Simple countermeasures may be effective against consumer drones, but the overall problem is an iterative metagame where flawless countermeasures are pretty rare and there's usually a way to adapt or fight back.
I meant that if you intend to use a jammer as a countermeasure against a drone, you're making yourself vulnerable to ARMs. Sure, you can position the jammer away from anything important but that ups your time to redeploy / reconfigure it, reducing its effectiveness. You also lose the jammer, though that might not necessarily be a problem if it's a lot cheaper than an ARM and you have a lot of them available.

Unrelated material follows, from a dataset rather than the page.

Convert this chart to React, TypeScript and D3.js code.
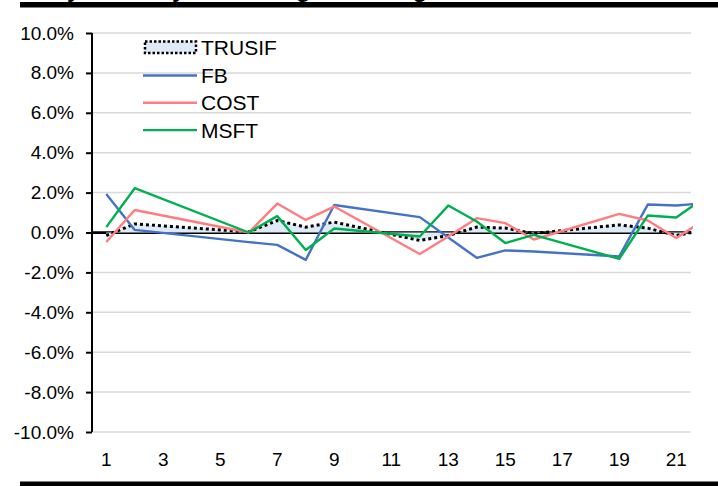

But of course ARMs work fine against a drone's controller, too - assuming it isn't using FHSS, though that itself assumes no crazy-advanced anti-FHSS RDF. That's kind of my point regarding how this stuff cuts both ways, how even if a countermeasure works in one instance that's no guarantee it'll continue working, and how countermeasures themselves generally have weaknesses.
Naval engineering provides a lot of examples of this dynamic. Check out what the introduction and development of the torpedo did to the meta.